The Developmental Therapeutics Program evolved from the more basic Cell Cycling and Signaling Program, which scored “Outstanding” in prior renewal cycles of this Helen Diller Family Comprehensive Cancer Center support grant. The research themes of the Cell Cycling and Signaling Program were related to identification and validation of therapeutic targets. Many of these targets have subsequently moved into preclinical testing or are ready to be explored in early-stage clinical trials. The new Early Phase Clinical Trials Unit has created an ideal opportunity to translate these themes effectively, through the design and analysis of innovative research protocols.

The Program themes are:

  • Targeting signal transduction pathways (RTKs, RAS, RAF/MAPK, PI 3’ kinase, and wnt)
  • Targeting DNA replication and genome integrity (cell cycle, telomerase, HDAC)
  • Angiogenesis
  • Apoptosis
  • Genetic determinants of sensitivity and resistance

The Program comprises 32 members involving 13 different departments and brings together basic cancer biologists and physician scientists with the common goal of discovering and testing novel compounds and treatment strategies for cancer.  The wide range of expertise of the Program members will mutually enrich and complement the discoveries of individual investigators with the overall Program goal being to accelerate the transition from drug discovery to the approval of more effective and less toxic drugs for patients with cancer.

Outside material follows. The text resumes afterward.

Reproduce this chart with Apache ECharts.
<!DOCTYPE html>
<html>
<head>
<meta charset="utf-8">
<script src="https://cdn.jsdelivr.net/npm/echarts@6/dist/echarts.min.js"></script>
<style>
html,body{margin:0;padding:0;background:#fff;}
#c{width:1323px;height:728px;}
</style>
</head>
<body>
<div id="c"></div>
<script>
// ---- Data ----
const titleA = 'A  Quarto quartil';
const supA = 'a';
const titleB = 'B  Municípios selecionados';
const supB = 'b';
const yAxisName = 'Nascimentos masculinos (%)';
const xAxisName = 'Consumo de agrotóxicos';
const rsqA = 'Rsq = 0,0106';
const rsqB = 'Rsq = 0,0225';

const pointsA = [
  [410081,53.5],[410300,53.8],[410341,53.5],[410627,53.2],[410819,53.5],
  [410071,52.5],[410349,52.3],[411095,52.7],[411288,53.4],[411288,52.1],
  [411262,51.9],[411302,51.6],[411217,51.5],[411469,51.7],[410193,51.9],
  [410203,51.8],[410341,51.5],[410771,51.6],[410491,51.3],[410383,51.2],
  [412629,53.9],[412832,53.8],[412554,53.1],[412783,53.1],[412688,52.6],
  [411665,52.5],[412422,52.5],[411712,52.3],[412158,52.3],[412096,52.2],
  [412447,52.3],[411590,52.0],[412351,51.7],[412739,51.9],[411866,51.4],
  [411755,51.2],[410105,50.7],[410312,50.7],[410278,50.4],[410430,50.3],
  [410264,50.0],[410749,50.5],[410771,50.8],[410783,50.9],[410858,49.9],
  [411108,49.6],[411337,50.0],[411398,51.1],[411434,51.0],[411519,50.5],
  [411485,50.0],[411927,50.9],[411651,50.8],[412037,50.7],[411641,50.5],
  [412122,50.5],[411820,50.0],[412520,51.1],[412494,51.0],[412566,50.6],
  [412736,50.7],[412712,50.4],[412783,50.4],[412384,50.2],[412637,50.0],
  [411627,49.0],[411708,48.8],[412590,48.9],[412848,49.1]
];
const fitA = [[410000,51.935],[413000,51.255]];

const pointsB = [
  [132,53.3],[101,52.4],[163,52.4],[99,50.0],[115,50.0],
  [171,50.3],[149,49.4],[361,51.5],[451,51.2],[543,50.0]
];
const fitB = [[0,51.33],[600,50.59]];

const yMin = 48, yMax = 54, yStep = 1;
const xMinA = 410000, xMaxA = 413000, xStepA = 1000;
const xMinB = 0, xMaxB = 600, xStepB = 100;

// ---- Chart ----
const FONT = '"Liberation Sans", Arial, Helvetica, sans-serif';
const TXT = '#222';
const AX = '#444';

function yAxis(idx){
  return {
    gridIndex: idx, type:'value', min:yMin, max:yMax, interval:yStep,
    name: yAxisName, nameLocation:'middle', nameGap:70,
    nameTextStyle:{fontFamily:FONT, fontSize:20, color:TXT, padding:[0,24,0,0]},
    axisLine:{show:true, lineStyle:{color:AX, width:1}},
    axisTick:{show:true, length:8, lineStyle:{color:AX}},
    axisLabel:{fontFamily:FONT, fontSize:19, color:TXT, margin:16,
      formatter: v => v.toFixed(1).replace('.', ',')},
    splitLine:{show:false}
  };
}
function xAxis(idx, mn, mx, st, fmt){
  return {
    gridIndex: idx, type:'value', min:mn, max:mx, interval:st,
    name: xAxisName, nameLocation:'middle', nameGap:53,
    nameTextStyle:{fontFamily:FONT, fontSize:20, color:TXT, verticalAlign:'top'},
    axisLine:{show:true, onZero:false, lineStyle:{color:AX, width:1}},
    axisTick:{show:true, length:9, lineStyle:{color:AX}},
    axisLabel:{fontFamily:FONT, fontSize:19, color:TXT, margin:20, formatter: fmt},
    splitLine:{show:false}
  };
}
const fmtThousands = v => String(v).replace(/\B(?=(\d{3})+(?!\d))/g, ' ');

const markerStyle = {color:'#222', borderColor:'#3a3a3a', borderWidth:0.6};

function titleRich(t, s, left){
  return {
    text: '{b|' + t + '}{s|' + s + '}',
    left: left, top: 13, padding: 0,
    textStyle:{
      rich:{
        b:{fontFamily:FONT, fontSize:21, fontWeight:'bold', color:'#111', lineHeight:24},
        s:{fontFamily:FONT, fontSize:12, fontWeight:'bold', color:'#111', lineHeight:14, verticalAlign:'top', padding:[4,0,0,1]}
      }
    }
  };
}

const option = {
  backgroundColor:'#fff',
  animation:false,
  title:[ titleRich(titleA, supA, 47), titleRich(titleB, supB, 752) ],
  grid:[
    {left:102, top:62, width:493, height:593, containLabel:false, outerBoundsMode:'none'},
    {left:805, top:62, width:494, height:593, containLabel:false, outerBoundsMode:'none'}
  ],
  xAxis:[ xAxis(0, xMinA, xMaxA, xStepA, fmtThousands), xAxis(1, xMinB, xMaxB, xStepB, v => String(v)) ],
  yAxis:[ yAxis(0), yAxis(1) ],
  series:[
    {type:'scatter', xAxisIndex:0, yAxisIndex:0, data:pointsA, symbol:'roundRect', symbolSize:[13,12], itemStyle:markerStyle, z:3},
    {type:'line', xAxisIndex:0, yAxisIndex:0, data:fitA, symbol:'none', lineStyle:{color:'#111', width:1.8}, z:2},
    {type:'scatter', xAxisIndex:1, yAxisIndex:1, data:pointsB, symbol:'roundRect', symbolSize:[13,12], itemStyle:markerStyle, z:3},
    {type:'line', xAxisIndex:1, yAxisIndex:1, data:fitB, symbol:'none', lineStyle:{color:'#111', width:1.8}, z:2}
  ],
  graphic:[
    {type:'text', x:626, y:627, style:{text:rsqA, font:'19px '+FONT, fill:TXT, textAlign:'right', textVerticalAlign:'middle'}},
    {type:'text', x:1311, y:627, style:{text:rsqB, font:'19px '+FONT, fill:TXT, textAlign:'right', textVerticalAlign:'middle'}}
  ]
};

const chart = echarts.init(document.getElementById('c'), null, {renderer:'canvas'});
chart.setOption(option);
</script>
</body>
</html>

Research in the Program spans from drug discovery, cell signaling, molecular pathology and bioimaging to pharmacogenomics, as well as clinical and population science with recent high impact publications in Nature, Nature Medicine, Nature Genetics, New England Journal of Medicine, Journal of Clinical Oncology, Journal of Biological Chemistry, JAMA, Proceedings of the National Academy of Science of the United States, and The Lancet.